O Sonhador
O sonhador, herói trágico do livro Noites Brancas de Dostoiévsky, é um ser intemporal, que vive alheado da realidade que o rodeia. Para este ser sonhador, a realidade objectiva confunde-se com o sonho. E, quando digo “sonhador”, não me refiro apenas a um ser romântico (lamechas). Refiro-me a autênticas aberrações sociais, sonhadoras, alheadas de toda e qualquer realidade, que se vão esquecendo progressivamente das suas fraquezas, das suas dificuldades em relacionar-se com o sexo oposto e, por conseguinte, acabam por perder o seu lugar no mundo.
Assim, a pouco e pouco, o sonhador começa a desinteressar-se pelos interesses comuns, começa a viver uma vida real no sonho.
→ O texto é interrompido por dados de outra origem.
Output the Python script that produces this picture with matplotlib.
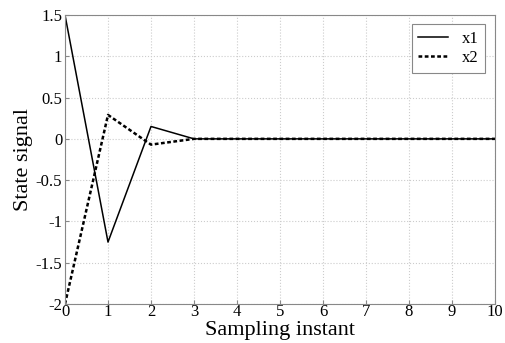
import matplotlib.pyplot as plt
import numpy as np

# Sampling instants and the two state trajectories
k = np.arange(0, 11)
x1 = [1.5, -1.25, 0.15, 0.0, 0, 0, 0, 0, 0, 0, 0]
x2 = [-2.0, 0.29, -0.07, 0.0, 0, 0, 0, 0, 0, 0, 0]

plt.rcParams["font.family"] = ["Liberation Serif", "DejaVu Serif"]

fig = plt.figure(figsize=(5.05, 3.43), dpi=100)
ax = fig.add_axes([65 / 505, 39 / 343, 430 / 505, 289 / 343])

ax.plot(k, x1, color="black", lw=1.1, label="x1")
ax.plot(k, x2, color="black", lw=1.8, ls=(0, (1.5, 1)), label="x2")

ax.set_xlim(0, 10)
ax.set_ylim(-2, 1.5)
ax.set_xticks(range(0, 11))
ax.set_yticks(np.arange(-2, 1.51, 0.5))
ax.set_yticklabels(["-2", "-1.5", "-1", "-0.5", "0", "0.5", "1", "1.5"])
ax.grid(True, color="#cccccc", ls=":", lw=0.8)
for s in ax.spines.values():
    s.set_color("#888888")
    s.set_linewidth(0.8)
ax.tick_params(direction="in", length=3, color="#888888", labelsize=12, pad=2)
ax.tick_params(axis="x", pad=0)

ax.set_xlabel("Sampling instant", fontsize=16, labelpad=1)
ax.set_ylabel("State signal", fontsize=16, labelpad=2)

leg = ax.legend(loc="upper right", fontsize=12, fancybox=False, framealpha=1,
                edgecolor="#888888", handlelength=1.8, borderpad=0.4,
                labelspacing=0.2, borderaxespad=0,
                bbox_to_anchor=(0.977, 0.969))
leg.get_frame().set_linewidth(0.8)

fig.savefig("out.png", dpi=100)
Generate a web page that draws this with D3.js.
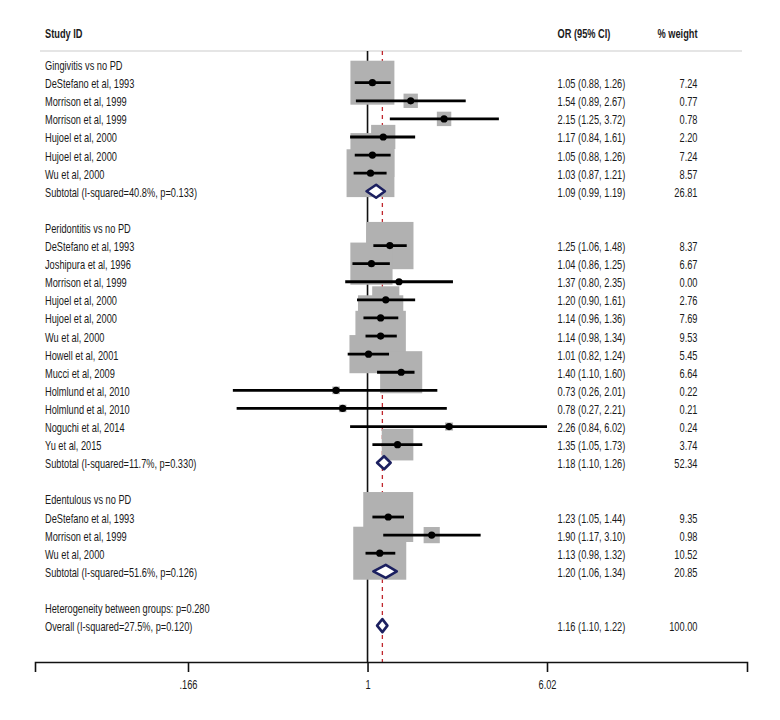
<!DOCTYPE html>
<html>
<head>
<meta charset="utf-8">
<script src="https://cdn.jsdelivr.net/npm/d3@7"></script>
<style>
  html, body { margin: 0; padding: 0; background: #fff; }
  text { font-family: "Liberation Sans", Arial, sans-serif; fill: #1a1a1a; }
</style>
</head>
<body>
<svg id="chart" width="780" height="720"></svg>
<script>
// ---- data ----
const rowLabels = [
  "Gingivitis vs no PD",
  "DeStefano et al, 1993", "Morrison et al, 1999", "Morrison et al, 1999",
  "Hujoel et al, 2000", "Hujoel et al, 2000", "Wu et al, 2000",
  "Subtotal (I-squared=40.8%, p=0.133)",
  "",
  "Peridontitis vs no PD",
  "DeStefano et al, 1993", "Joshipura et al, 1996", "Morrison et al, 1999",
  "Hujoel et al, 2000", "Hujoel et al, 2000", "Wu et al, 2000",
  "Howell et al, 2001", "Mucci et al, 2009", "Holmlund et al, 2010",
  "Holmlund et al, 2010", "Noguchi et al, 2014", "Yu et al, 2015",
  "Subtotal (I-squared=11.7%, p=0.330)",
  "",
  "Edentulous vs no PD",
  "DeStefano et al, 1993", "Morrison et al, 1999", "Wu et al, 2000",
  "Subtotal (I-squared=51.6%, p=0.126)",
  "",
  "Heterogeneity between groups: p=0.280",
  "Overall (I-squared=27.5%, p=0.120)"
];
const rowKinds = [
  "group", "study", "study", "study", "study", "study", "study", "subtotal", "blank",
  "group", "study", "study", "study", "study", "study", "study", "study", "study",
  "study", "study", "study", "study", "subtotal", "blank",
  "group", "study", "study", "study", "subtotal", "blank",
  "note", "overall"
];
const orValues = [
  null, 1.05, 1.54, 2.15, 1.17, 1.05, 1.03, 1.09, null,
  null, 1.25, 1.04, 1.37, 1.20, 1.14, 1.14, 1.01, 1.40, 0.73, 0.78, 2.26, 1.35, 1.18, null,
  null, 1.23, 1.90, 1.13, 1.20, null,
  null, 1.16
];
const ciLow = [
  null, 0.88, 0.89, 1.25, 0.84, 0.88, 0.87, 0.99, null,
  null, 1.06, 0.86, 0.80, 0.90, 0.96, 0.98, 0.82, 1.10, 0.26, 0.27, 0.84, 1.05, 1.10, null,
  null, 1.05, 1.17, 0.98, 1.06, null,
  null, 1.10
];
const ciHigh = [
  null, 1.26, 2.67, 3.72, 1.61, 1.26, 1.21, 1.19, null,
  null, 1.48, 1.25, 2.35, 1.61, 1.36, 1.34, 1.24, 1.60, 2.01, 2.21, 6.02, 1.73, 1.26, null,
  null, 1.44, 3.10, 1.32, 1.34, null,
  null, 1.22
];
const weights = [
  null, 7.24, 0.77, 0.78, 2.20, 7.24, 8.57, 26.81, null,
  null, 8.37, 6.67, 0.00, 2.76, 7.69, 9.53, 5.45, 6.64, 0.22, 0.21, 0.24, 3.74, 52.34, null,
  null, 9.35, 0.98, 10.52, 20.85, null,
  null, 100.00
];
const tickValues = [0.166, 1, 6.02];
const tickLabels = [".166", "1", "6.02"];
const headers = ["Study ID", "OR (95% CI)", "% weight"];

// ---- layout ----
const svg = d3.select("#chart");
const rows = rowLabels.map((label, i) => ({
  i, label, kind: rowKinds[i], or: orValues[i], lo: ciLow[i], hi: ciHigh[i], w: weights[i]
}));

const x = d3.scaleLog().domain([0.166, 6.02]).range([188, 547]);
const xAxisScale = x.copy().domain([x.invert(35), x.invert(747)]).range([35, 747]);
const y = d3.scaleLinear().domain([0, rows.length - 1]).range([64.6, 625.6]);
const boxSide = d3.scaleSqrt().domain([0, 10.52]).range([0, 53]);
const overall = rows.find(r => r.kind === "overall");
const fmt = d3.format(".2f");

const plotTop = 51, axisY = 662;
const labelX = 45, orX = 557.5, wX = 697.5;
const FS = 12;

// condensing factor: fit the sans face to the condensed widths seen in the chart
const probe = svg.append("g").attr("font-size", FS);
const samples = [[rowLabels[7], 157], [rowLabels[1], 86], [`${fmt(orValues[1])} (${fmt(ciLow[1])}, ${fmt(ciHigh[1])})`, 66.5]];
let measured = 0, target = 0;
samples.forEach(([s, t]) => {
  const n = probe.append("text").text(s);
  measured += n.node().getComputedTextLength();
  target += t;
});
probe.remove();
const SX = target / measured;
const place = (px, py) => `translate(${px},${py}) scale(${SX},1)`;

// header
const head = svg.append("g").attr("font-size", FS);
head.append("text").attr("transform", place(labelX, 38)).style("font-weight", "bold").text(headers[0]);
head.append("text").attr("transform", place(orX, 38)).style("font-weight", "bold").text(headers[1]);
head.append("text").attr("transform", place(wX, 38)).attr("text-anchor", "end").style("font-weight", "bold").text(headers[2]);
svg.append("line").attr("x1", 40).attr("x2", 742).attr("y1", plotTop).attr("y2", plotTop)
  .attr("stroke", "#cccccc").attr("stroke-width", 1.2);

// null line and overall line
svg.append("line").attr("x1", x(1)).attr("x2", x(1)).attr("y1", plotTop).attr("y2", axisY)
  .attr("stroke", "#111").attr("stroke-width", 1.6);
svg.append("line").attr("x1", x(overall.or)).attr("x2", x(overall.or)).attr("y1", plotTop).attr("y2", axisY)
  .attr("stroke", "#c0272d").attr("stroke-width", 1.3).attr("stroke-dasharray", "4,4");

const studies = rows.filter(r => r.kind === "study");
const pooled = rows.filter(r => r.kind === "subtotal" || r.kind === "overall");

// boxes
svg.append("g").selectAll("rect").data(studies.filter(d => d.w > 0)).join("rect")
  .attr("x", d => x(d.or) - boxSide(d.w) / 2)
  .attr("y", d => y(d.i) - boxSide(d.w) / 2)
  .attr("width", d => boxSide(d.w))
  .attr("height", d => boxSide(d.w))
  .attr("fill", "#b1b1b1");

// CI lines
svg.append("g").selectAll("line").data(studies).join("line")
  .attr("x1", d => x(d.lo)).attr("x2", d => x(d.hi))
  .attr("y1", d => y(d.i)).attr("y2", d => y(d.i))
  .attr("stroke", "#000").attr("stroke-width", 2.8);

// point estimates
svg.append("g").selectAll("circle").data(studies).join("circle")
  .attr("cx", d => x(d.or)).attr("cy", d => y(d.i)).attr("r", 3.6)
  .attr("fill", "#000");

// diamonds
svg.append("g").selectAll("path").data(pooled).join("path")
  .attr("d", d => {
    const cy = y(d.i), h = 6.5;
    return `M${x(d.lo)},${cy} L${x(d.or)},${cy - h} L${x(d.hi)},${cy} L${x(d.or)},${cy + h} Z`;
  })
  .attr("fill", "#fff").attr("stroke", "#1c2060").attr("stroke-width", 2.6)
  .attr("stroke-linejoin", "round");

// texts
const txt = svg.append("g").attr("font-size", FS);
txt.selectAll("text.lab").data(rows.filter(r => r.label)).join("text")
  .attr("class", "lab").attr("transform", d => place(labelX, y(d.i) + 5.5)).text(d => d.label);
const valued = rows.filter(r => r.or != null);
txt.selectAll("text.or").data(valued).join("text")
  .attr("class", "or").attr("transform", d => place(orX, y(d.i) + 5.5))
  .text(d => `${fmt(d.or)} (${fmt(d.lo)}, ${fmt(d.hi)})`);
txt.selectAll("text.w").data(valued).join("text")
  .attr("class", "w").attr("transform", d => place(wX, y(d.i) + 5.5)).attr("text-anchor", "end")
  .text(d => fmt(d.w));

// axis
const axis = d3.axisBottom(xAxisScale).tickValues(tickValues)
  .tickFormat((d, i) => tickLabels[i]).tickSizeOuter(0).tickSize(10).tickPadding(8);
const ag = svg.append("g").attr("transform", `translate(0,${axisY})`).call(axis);
ag.select(".domain").attr("stroke", "#111").attr("stroke-width", 1.6);
ag.selectAll(".tick line").attr("stroke", "#111").attr("stroke-width", 1.6);
ag.selectAll(".tick text").attr("font-size", FS).attr("font-family", null).attr("fill", "#1a1a1a")
  .attr("transform", `scale(${SX},1)`);
</script>
</body>
</html>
Ou melhor, mergulhado numa profunda solidão, o sonhador começa a transpor os seus sonhos e as suas ilusões para o mundo real, para a vida. É nesse momento que o sonho, que começou por imitar a vida, se torna nela.
O herói trágico de Dostoiévsky, apesar de representar um caso extremo de “sonhadorismo”, quase de insanidade mental, reflecte-se ainda hoje em muitos de nós, seres mortais, incapacitados biologicamente para o confronto com o objecto de atracção.